Abstract for: Modeling and Simulating the Effect of Well Quality on Oil Production and Profitability using System Dynamics Model

It is true that the recent increase in the development of unconventional oil and gas assets worldwide is a result of the breakthroughs and advancements in both horizontal drilling and hydraulic fracturing technologies. The problem is that the wastewater produced from these increased oilfield activities is highly saline (~175,000–350,000 ppm Total Dissolve Solid (TDS). 90% of all wastewater is lightly treated to remove organics and then disposed of by injection through disposal wells in the Dakota Group Formation. This directly impacts operating costs and is always expensive. There is a strong belief that these instances of high-water production are directly linked to poor well quality.

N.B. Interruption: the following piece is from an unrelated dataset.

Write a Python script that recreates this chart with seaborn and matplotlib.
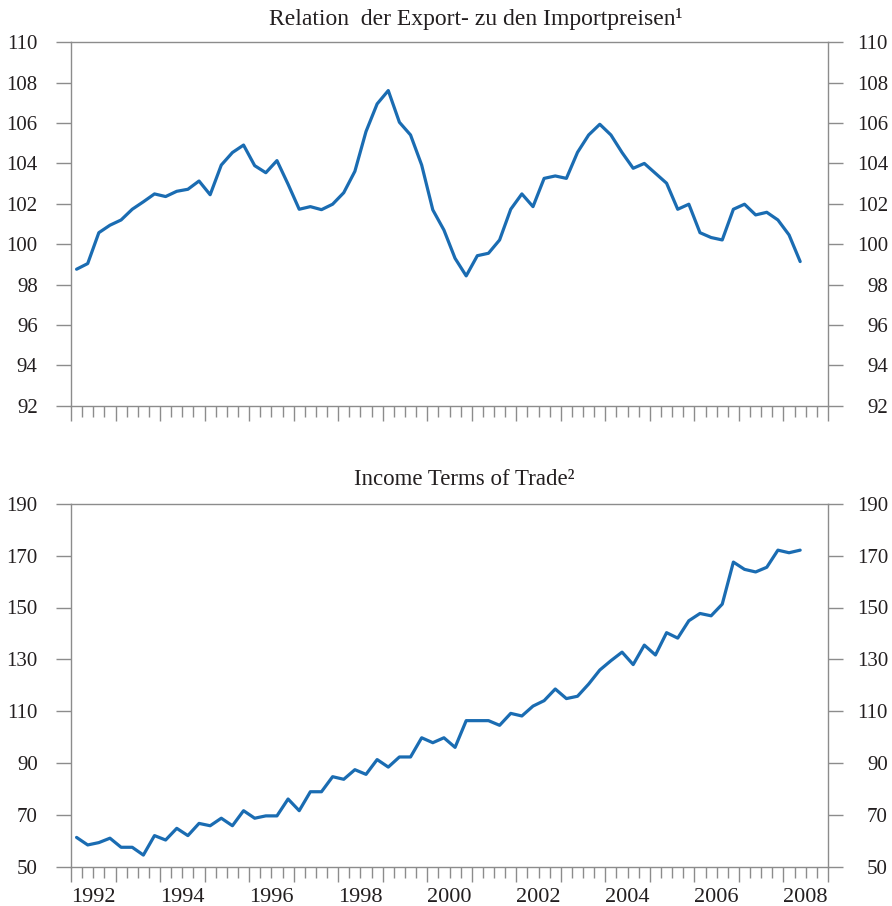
import seaborn as sns
import numpy as np
import pandas as pd
import matplotlib.pyplot as plt
from matplotlib.ticker import MultipleLocator
from matplotlib.transforms import ScaledTranslation


# quarterly data 1992Q1 - 2008Q2
quarters = pd.period_range("1992Q1", periods=66, freq="Q")

relation_export_import = [
    98.76, 99.04, 100.57, 100.94, 101.2, 101.73, 102.1, 102.49,
    102.36, 102.62, 102.72, 103.13, 102.45, 103.92, 104.54, 104.91,
    103.89, 103.54, 104.14, 102.97, 101.73, 101.86, 101.71, 101.98,
    102.55, 103.61, 105.58, 106.95, 107.61, 106.04, 105.41, 103.92,
    101.7, 100.7, 99.3, 98.43, 99.43, 99.55, 100.21, 101.73,
    102.49, 101.86, 103.26, 103.38, 103.26, 104.55, 105.41, 105.94,
    105.41, 104.54, 103.76, 104.0, 103.51, 103.02, 101.73, 101.98,
    100.57, 100.33, 100.21, 101.73, 101.98, 101.45, 101.58, 101.2,
    100.46, 99.14,
]

income_terms_of_trade = [
    61.4, 58.5, 59.4, 61.1, 57.6, 57.6, 54.6, 62.1,
    60.4, 64.9, 62.1, 66.8, 65.9, 68.8, 65.9, 71.7,
    68.8, 69.7, 69.7, 76.2, 71.7, 79.0, 79.0, 84.8,
    83.8, 87.5, 85.7, 91.4, 88.5, 92.4, 92.4, 99.8,
    97.9, 99.8, 96.1, 106.4, 106.4, 106.4, 104.6, 109.2,
    108.2, 112.0, 114.1, 118.6, 114.9, 115.8, 120.5, 125.9,
    129.5, 132.8, 128.0, 135.5, 131.7, 140.3, 138.2, 144.9,
    147.7, 146.8, 151.3, 167.5, 164.7, 163.7, 165.5, 172.1,
    171.1, 172.1,
]

year_labels = ["1992", "1994", "1996", "1998", "2000", "2002", "2004", "2006", "2008"]
yticks_top = [92, 94, 96, 98, 100, 102, 104, 106, 108, 110]
yticks_bottom = [50, 70, 90, 110, 130, 150, 170, 190]

titles = ["Relation  der Export- zu den Importpreisen\u00b9", "Income Terms of Trade\u00b2"]

# x position = middle of each quarter in decimal years
x_pos = np.array([q.year + (q.quarter - 1) / 4 + 0.125 for q in quarters])

df = pd.DataFrame({"x": x_pos,
                   "rel": relation_export_import,
                   "itt": income_terms_of_trade})

sns.set_style("white")
plt.rcParams["font.family"] = ["Liberation Serif", "DejaVu Serif"]

line_col = "#1a6cb2"
axis_col = "#8c8c8c"
text_col = "#231f20"

fig = plt.figure(figsize=(8.92, 9.06), dpi=100)
ax1 = fig.add_axes([71 / 892, 1 - 405.7 / 906, 757 / 892, 363.4 / 906])
ax2 = fig.add_axes([71 / 892, 1 - 867 / 906, 757 / 892, 363.3 / 906])


def style_axis(ax, yticks):
    ax.set_xlim(1992, 2009)
    ax.set_ylim(yticks[0], yticks[-1])
    ax.set_yticks(yticks)
    ax.set_yticklabels([str(t) for t in yticks])
    ax.xaxis.set_major_locator(MultipleLocator(1))
    ax.xaxis.set_minor_locator(MultipleLocator(0.25))
    ax.set_xticklabels([])
    for s in ax.spines.values():
        s.set_visible(True)
        s.set_color(axis_col)
        s.set_linewidth(1.0)
    ax.tick_params(axis="x", which="major", direction="out", length=11, width=1,
                   color=axis_col, bottom=True, top=False)
    ax.tick_params(axis="x", which="minor", direction="out", length=8, width=1,
                   color=axis_col, bottom=True, top=False)
    ax.tick_params(axis="y", which="major", direction="out", length=11, width=1,
                   color=axis_col, left=True, right=True, labelleft=True,
                   labelright=True, labelsize=15, labelcolor=text_col, pad=13)
    ax.set_xlabel("")
    ax.set_ylabel("")


def right_align(ax):
    # right hand labels are right aligned in the original
    off = ScaledTranslation(60 / 100, 0, fig.dpi_scale_trans)
    for t in ax.yaxis.get_major_ticks():
        t.label2.set_horizontalalignment("right")
        t.label2.set_transform(ax.get_yaxis_transform(which="tick2") + off)


sns.lineplot(data=df, x="x", y="rel", ax=ax1, color=line_col, linewidth=2.3)
style_axis(ax1, yticks_top)
ax1.text(0.535, 0.0476 + 1, titles[0], transform=ax1.transAxes, ha="center",
         va="baseline", fontsize=17, color=text_col)

sns.lineplot(data=df, x="x", y="itt", ax=ax2, color=line_col, linewidth=2.3)
style_axis(ax2, yticks_bottom)
ax2.text(0.519, 0.0515 + 1, titles[1], transform=ax2.transAxes, ha="center",
         va="baseline", fontsize=16.5, color=text_col)

right_align(ax1)
right_align(ax2)

# year labels centred in the year, every second year
for lab in year_labels:
    ax2.text(int(lab) + 0.5, -0.0963, lab, transform=ax2.get_xaxis_transform(),
             ha="center", va="baseline", fontsize=16, color=text_col)

fig.savefig("out.png", dpi=100)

Using Vensim DSS, this paper modeled and simulated the effects of well quality on desired production rates, oil production, and desired profitability. We also modeled the effects of well quality on water cut rate; water production; wastewater hauling, treatment and disposal cost; and their effects on the overall profitability of the well. We used McKenzie County, on the Bakken side of North Dakota, as a case study, and our results show that well quality plays a major role in both oil and water production. The conclusion was that operating costs are reduced in wells with less than 50% water cut, while wells with higher water cuts have higher operating costs.